**Task objective**: Repeat the whole listing exactly as written.
.....
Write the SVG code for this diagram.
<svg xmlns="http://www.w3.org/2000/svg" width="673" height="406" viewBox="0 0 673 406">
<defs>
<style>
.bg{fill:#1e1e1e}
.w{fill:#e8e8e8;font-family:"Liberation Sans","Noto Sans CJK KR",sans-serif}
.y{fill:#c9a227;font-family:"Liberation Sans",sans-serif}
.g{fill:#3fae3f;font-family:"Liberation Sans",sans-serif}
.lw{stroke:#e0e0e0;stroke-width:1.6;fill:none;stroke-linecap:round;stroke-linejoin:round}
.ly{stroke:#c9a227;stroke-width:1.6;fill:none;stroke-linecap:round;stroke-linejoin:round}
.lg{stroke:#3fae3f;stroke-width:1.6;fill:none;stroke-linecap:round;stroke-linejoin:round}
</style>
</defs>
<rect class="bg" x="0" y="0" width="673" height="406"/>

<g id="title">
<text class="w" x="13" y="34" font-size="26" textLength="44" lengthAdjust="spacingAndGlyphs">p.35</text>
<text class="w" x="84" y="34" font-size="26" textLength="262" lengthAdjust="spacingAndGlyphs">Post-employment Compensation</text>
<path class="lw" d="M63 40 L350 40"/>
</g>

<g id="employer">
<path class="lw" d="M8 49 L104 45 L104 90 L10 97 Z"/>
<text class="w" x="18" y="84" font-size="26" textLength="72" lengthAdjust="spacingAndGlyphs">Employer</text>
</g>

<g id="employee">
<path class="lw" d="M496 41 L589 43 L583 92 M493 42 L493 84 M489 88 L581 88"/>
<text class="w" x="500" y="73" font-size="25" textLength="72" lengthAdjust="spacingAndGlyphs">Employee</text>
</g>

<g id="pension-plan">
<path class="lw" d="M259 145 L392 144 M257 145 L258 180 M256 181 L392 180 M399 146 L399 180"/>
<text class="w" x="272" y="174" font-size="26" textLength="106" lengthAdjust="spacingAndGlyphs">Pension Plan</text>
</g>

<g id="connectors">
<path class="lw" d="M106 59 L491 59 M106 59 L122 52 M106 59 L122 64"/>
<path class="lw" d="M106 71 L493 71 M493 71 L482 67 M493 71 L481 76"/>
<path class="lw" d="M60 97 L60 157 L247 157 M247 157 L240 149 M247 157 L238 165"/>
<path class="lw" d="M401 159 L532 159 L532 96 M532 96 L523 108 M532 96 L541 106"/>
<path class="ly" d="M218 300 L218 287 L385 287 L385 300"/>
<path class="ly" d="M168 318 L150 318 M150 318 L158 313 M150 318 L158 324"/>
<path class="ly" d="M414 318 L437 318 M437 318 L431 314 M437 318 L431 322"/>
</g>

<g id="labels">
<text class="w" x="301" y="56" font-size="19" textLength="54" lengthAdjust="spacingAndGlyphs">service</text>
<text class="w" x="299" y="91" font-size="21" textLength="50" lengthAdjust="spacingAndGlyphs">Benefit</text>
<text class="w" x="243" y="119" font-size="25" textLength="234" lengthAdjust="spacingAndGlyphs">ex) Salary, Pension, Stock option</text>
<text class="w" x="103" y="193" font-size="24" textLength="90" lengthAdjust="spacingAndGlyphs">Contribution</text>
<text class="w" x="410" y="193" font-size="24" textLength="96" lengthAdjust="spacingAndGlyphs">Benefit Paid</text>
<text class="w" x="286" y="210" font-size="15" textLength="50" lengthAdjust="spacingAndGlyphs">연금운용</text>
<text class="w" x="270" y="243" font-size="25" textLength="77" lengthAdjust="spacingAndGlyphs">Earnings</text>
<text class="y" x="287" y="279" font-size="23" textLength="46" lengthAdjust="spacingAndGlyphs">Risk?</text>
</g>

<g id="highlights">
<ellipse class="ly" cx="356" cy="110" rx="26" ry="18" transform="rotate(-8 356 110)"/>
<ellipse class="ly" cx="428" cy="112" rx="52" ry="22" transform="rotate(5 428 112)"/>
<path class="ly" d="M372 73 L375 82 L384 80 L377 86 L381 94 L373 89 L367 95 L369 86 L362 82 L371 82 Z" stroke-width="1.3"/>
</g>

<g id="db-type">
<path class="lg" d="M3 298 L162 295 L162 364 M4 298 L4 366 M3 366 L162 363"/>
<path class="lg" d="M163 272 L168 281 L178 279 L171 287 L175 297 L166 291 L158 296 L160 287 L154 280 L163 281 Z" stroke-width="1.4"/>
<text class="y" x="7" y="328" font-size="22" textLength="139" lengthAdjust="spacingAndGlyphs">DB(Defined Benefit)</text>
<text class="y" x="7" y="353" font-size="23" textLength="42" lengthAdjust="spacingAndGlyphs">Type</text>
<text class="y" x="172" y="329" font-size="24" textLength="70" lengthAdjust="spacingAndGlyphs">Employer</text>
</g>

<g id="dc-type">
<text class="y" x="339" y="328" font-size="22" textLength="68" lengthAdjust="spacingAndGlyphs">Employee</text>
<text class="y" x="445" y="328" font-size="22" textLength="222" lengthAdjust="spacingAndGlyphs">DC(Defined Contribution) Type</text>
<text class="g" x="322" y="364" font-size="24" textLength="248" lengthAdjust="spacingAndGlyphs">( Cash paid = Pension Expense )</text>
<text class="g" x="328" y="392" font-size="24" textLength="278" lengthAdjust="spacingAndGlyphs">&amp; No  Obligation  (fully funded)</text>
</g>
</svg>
.....
**Finished task**:
Write the SVG code for this diagram.
<svg xmlns="http://www.w3.org/2000/svg" width="673" height="406" viewBox="0 0 673 406">
<defs>
<style>
.bg{fill:#1e1e1e}
.w{fill:#e8e8e8;font-family:"Liberation Sans","Noto Sans CJK KR",sans-serif}
.y{fill:#c9a227;font-family:"Liberation Sans",sans-serif}
.g{fill:#3fae3f;font-family:"Liberation Sans",sans-serif}
.lw{stroke:#e0e0e0;stroke-width:1.6;fill:none;stroke-linecap:round;stroke-linejoin:round}
.ly{stroke:#c9a227;stroke-width:1.6;fill:none;stroke-linecap:round;stroke-linejoin:round}
.lg{stroke:#3fae3f;stroke-width:1.6;fill:none;stroke-linecap:round;stroke-linejoin:round}
</style>
</defs>
<rect class="bg" x="0" y="0" width="673" height="406"/>

<g id="title">
<text class="w" x="13" y="34" font-size="26" textLength="44" lengthAdjust="spacingAndGlyphs">p.35</text>
<text class="w" x="84" y="34" font-size="26" textLength="262" lengthAdjust="spacingAndGlyphs">Post-employment Compensation</text>
<path class="lw" d="M63 40 L350 40"/>
</g>

<g id="employer">
<path class="lw" d="M8 49 L104 45 L104 90 L10 97 Z"/>
<text class="w" x="18" y="84" font-size="26" textLength="72" lengthAdjust="spacingAndGlyphs">Employer</text>
</g>

<g id="employee">
<path class="lw" d="M496 41 L589 43 L583 92 M493 42 L493 84 M489 88 L581 88"/>
<text class="w" x="500" y="73" font-size="25" textLength="72" lengthAdjust="spacingAndGlyphs">Employee</text>
</g>

<g id="pension-plan">
<path class="lw" d="M259 145 L392 144 M257 145 L258 180 M256 181 L392 180 M399 146 L399 180"/>
<text class="w" x="272" y="174" font-size="26" textLength="106" lengthAdjust="spacingAndGlyphs">Pension Plan</text>
</g>

<g id="connectors">
<path class="lw" d="M106 59 L491 59 M106 59 L122 52 M106 59 L122 64"/>
<path class="lw" d="M106 71 L493 71 M493 71 L482 67 M493 71 L481 76"/>
<path class="lw" d="M60 97 L60 157 L247 157 M247 157 L240 149 M247 157 L238 165"/>
<path class="lw" d="M401 159 L532 159 L532 96 M532 96 L523 108 M532 96 L541 106"/>
<path class="ly" d="M218 300 L218 287 L385 287 L385 300"/>
<path class="ly" d="M168 318 L150 318 M150 318 L158 313 M150 318 L158 324"/>
<path class="ly" d="M414 318 L437 318 M437 318 L431 314 M437 318 L431 322"/>
</g>

<g id="labels">
<text class="w" x="301" y="56" font-size="19" textLength="54" lengthAdjust="spacingAndGlyphs">service</text>
<text class="w" x="299" y="91" font-size="21" textLength="50" lengthAdjust="spacingAndGlyphs">Benefit</text>
<text class="w" x="243" y="119" font-size="25" textLength="234" lengthAdjust="spacingAndGlyphs">ex) Salary, Pension, Stock option</text>
<text class="w" x="103" y="193" font-size="24" textLength="90" lengthAdjust="spacingAndGlyphs">Contribution</text>
<text class="w" x="410" y="193" font-size="24" textLength="96" lengthAdjust="spacingAndGlyphs">Benefit Paid</text>
<text class="w" x="286" y="210" font-size="15" textLength="50" lengthAdjust="spacingAndGlyphs">연금운용</text>
<text class="w" x="270" y="243" font-size="25" textLength="77" lengthAdjust="spacingAndGlyphs">Earnings</text>
<text class="y" x="287" y="279" font-size="23" textLength="46" lengthAdjust="spacingAndGlyphs">Risk?</text>
</g>

<g id="highlights">
<ellipse class="ly" cx="356" cy="110" rx="26" ry="18" transform="rotate(-8 356 110)"/>
<ellipse class="ly" cx="428" cy="112" rx="52" ry="22" transform="rotate(5 428 112)"/>
<path class="ly" d="M372 73 L375 82 L384 80 L377 86 L381 94 L373 89 L367 95 L369 86 L362 82 L371 82 Z" stroke-width="1.3"/>
</g>

<g id="db-type">
<path class="lg" d="M3 298 L162 295 L162 364 M4 298 L4 366 M3 366 L162 363"/>
<path class="lg" d="M163 272 L168 281 L178 279 L171 287 L175 297 L166 291 L158 296 L160 287 L154 280 L163 281 Z" stroke-width="1.4"/>
<text class="y" x="7" y="328" font-size="22" textLength="139" lengthAdjust="spacingAndGlyphs">DB(Defined Benefit)</text>
<text class="y" x="7" y="353" font-size="23" textLength="42" lengthAdjust="spacingAndGlyphs">Type</text>
<text class="y" x="172" y="329" font-size="24" textLength="70" lengthAdjust="spacingAndGlyphs">Employer</text>
</g>

<g id="dc-type">
<text class="y" x="339" y="328" font-size="22" textLength="68" lengthAdjust="spacingAndGlyphs">Employee</text>
<text class="y" x="445" y="328" font-size="22" textLength="222" lengthAdjust="spacingAndGlyphs">DC(Defined Contribution) Type</text>
<text class="g" x="322" y="364" font-size="24" textLength="248" lengthAdjust="spacingAndGlyphs">( Cash paid = Pension Expense )</text>
<text class="g" x="328" y="392" font-size="24" textLength="278" lengthAdjust="spacingAndGlyphs">&amp; No  Obligation  (fully funded)</text>
</g>
</svg>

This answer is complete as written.